Meet Matt Morris, a snow sculptor who currently lives in Waterloo, Ontario. Matt has been making snow sculptures on his own front lawn for the past nine years and he shows no signs of slowing down. Actually, quite the opposite, his snow sculpting just keeps attracting more attention from locals and beyond, and he has even started a snow sculpting club.
Matt started snow sculpting after visiting a museum where he saw a Moai figure. When looking at it he turned to his wife and said, “I think we could make that”. Which is exactly what they did the following winter, they actually made three snow Moai in one day. With that, Matt was hooked, he needed to learn more about snow sculpting. So he did his research, practiced different techniques, and got better at sculpting.
Something that surprised me was that Matt actually recommends using non-packing snow for sculptures. He mentioned that packing snow often has ice in it so as long as you learn to pack down your non-packing snow and let it sinter it actually makes for a smoother carve. What is sintering you ask? We had the same question, it’s when snowflakes start to bond together. For this to happen the snow has to be packed down tight in the pail either using your mitts or a pounder tool (you can find information on how to make one on Matt’s website). After that, you flip the pail upside down, take it off the snow, and let the snow sit to sinter, it can take a few hours depending on how cold it is outside.
Now that you know a little more about how cool (pun intended) snow sculpting is, let’s talk about how you can get in on this action too. Matt has a website as well as social media platforms that are full of the information you need to get started in snow sculpting.
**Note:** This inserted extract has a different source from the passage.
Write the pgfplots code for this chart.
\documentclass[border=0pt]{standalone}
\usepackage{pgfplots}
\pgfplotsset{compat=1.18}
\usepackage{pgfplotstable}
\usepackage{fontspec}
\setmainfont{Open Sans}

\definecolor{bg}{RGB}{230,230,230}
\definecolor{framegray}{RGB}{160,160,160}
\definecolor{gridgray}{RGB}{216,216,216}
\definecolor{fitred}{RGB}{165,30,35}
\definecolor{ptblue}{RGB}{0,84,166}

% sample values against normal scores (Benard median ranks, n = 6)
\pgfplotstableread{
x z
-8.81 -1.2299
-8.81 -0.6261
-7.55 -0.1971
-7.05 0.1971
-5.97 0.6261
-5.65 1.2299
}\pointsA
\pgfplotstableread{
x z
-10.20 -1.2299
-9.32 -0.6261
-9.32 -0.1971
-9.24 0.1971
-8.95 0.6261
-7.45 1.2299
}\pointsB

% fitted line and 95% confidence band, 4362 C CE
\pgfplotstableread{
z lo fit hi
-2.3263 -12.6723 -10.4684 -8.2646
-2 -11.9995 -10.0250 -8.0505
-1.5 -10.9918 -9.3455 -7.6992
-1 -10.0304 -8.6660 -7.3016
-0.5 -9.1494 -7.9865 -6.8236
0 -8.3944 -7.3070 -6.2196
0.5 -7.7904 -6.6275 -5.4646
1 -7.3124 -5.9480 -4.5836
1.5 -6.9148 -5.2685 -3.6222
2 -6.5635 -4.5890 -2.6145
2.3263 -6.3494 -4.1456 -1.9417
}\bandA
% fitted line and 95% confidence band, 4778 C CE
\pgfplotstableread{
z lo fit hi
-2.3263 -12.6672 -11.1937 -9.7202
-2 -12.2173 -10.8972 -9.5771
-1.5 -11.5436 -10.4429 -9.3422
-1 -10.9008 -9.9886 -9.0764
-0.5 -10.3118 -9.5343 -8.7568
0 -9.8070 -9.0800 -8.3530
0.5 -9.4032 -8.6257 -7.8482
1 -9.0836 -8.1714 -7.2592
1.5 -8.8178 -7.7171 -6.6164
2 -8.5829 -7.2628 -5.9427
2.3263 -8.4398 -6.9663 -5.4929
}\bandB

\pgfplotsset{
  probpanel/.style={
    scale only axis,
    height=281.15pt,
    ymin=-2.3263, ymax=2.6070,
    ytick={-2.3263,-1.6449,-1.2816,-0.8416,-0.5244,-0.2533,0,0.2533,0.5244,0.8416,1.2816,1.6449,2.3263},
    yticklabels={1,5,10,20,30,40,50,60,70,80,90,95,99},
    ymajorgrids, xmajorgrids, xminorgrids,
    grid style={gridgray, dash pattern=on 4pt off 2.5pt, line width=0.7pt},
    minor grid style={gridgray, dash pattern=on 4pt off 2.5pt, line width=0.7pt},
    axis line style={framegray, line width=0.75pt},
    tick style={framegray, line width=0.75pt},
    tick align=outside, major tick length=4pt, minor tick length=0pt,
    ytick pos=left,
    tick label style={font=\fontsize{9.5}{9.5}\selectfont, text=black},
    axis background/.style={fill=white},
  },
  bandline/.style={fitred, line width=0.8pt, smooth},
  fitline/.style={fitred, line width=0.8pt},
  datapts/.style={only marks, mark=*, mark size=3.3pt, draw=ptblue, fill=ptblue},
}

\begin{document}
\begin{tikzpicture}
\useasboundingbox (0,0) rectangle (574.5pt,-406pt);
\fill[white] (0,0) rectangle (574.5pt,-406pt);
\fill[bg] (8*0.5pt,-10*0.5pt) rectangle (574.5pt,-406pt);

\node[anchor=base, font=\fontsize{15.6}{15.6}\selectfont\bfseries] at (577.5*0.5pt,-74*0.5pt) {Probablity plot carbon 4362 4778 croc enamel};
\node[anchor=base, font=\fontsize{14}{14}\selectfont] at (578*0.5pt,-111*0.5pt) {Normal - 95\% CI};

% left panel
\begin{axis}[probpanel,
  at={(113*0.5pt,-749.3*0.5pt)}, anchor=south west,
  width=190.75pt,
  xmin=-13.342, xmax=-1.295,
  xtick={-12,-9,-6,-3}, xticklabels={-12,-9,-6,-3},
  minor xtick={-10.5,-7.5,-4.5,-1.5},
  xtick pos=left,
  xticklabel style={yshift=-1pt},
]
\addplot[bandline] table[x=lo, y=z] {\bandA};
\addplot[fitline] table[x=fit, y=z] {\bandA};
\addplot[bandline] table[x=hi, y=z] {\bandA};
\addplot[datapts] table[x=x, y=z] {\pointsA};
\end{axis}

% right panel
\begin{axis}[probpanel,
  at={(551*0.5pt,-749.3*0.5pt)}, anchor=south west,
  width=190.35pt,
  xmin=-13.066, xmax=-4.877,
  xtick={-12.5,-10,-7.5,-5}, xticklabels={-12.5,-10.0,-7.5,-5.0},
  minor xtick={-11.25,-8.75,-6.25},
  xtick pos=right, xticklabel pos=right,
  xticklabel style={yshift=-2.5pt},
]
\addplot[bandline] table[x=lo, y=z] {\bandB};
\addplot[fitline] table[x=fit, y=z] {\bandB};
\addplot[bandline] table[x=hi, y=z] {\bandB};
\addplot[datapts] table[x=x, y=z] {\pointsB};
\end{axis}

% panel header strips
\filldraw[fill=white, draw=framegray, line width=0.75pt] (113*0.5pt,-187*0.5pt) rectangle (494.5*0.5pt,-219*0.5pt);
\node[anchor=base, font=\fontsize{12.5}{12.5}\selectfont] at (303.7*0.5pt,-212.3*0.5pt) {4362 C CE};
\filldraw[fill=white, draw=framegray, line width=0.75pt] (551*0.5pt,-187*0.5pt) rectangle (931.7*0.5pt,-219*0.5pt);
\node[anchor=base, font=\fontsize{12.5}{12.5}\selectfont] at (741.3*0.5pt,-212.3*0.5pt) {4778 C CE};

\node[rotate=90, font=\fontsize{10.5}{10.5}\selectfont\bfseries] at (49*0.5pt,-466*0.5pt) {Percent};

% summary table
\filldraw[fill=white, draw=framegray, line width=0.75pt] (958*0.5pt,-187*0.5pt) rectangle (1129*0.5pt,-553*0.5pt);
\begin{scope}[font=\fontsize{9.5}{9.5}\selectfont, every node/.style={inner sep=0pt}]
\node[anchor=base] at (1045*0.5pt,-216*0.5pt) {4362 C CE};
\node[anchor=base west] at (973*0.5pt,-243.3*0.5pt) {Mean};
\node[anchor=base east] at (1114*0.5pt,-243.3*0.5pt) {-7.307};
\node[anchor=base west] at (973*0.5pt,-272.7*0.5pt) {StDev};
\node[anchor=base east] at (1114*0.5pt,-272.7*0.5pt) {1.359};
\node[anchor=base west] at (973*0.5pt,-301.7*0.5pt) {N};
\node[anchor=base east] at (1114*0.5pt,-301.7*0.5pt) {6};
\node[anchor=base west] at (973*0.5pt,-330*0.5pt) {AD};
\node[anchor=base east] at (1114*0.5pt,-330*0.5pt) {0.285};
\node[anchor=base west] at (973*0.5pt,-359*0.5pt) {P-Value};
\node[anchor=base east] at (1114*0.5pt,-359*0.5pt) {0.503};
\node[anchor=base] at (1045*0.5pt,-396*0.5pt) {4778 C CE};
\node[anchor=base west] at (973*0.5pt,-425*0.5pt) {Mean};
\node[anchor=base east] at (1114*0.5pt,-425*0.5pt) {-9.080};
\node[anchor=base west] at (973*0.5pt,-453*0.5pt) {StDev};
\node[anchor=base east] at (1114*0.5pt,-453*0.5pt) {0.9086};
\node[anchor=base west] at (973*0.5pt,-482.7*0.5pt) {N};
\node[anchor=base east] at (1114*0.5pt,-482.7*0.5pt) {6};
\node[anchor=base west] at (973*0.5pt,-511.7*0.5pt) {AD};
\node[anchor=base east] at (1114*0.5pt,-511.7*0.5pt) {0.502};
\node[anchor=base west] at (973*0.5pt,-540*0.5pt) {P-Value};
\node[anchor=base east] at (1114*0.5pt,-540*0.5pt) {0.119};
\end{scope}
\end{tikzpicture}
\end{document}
His YouTube videos are a valuable source of information where he does tutorials, share tips and tricks, and even showcases some of his own work. In the summer of 2020, Matt already knew it was going to be a difficult winter, so he decided to start developing a snow sculpting club that he would launch later that year.
He hoped that having an activity that is outdoors, socially distanced, and that kids can participate in would help a lot of people get through an especially difficult winter. Anyone from anywhere in the world can be a part of the club, so long as they are willing to follow the principles of the club. There is even a whole section for kids with badges to colour and cut out as they work their way through the program. It starts with building your first snow tower, and it ends with sculpting a penguin. The best part is that it’s completely free to join the club, Matt believes snow sculpting can be for everyone so wanted to make sure all the resources were accessible to all.
The community Matt has created through snow sculpting is an unexpected result of him simply falling in love with an activity and wanting to share it with the world. While chatting, he said that, “half the […] fun is figuring out just how to build the towers and carve them, and the other half of the fun, that I didn’t expect, was all my neighbours walking by. We would get into these awesome conversations and just hang out.” Matt has been an inspiration to more than just his neighbours, there is an upcoming snow sculpting challenge in Riverview, New Brunswick that was inspired by him.
We will leave you with some advice from Matt. He recommended an easy project if this is your first try at snow sculpting. He recommends using a five-gallon pail to make your block, and then carving a gnome into it. Matt has an entire page on his website dedicated to teaching you how to make a snow gnome. So get out there, get sculpting, and if you feel like showing off your work make sure you use #snowsculptingclub so Matt can see what you make!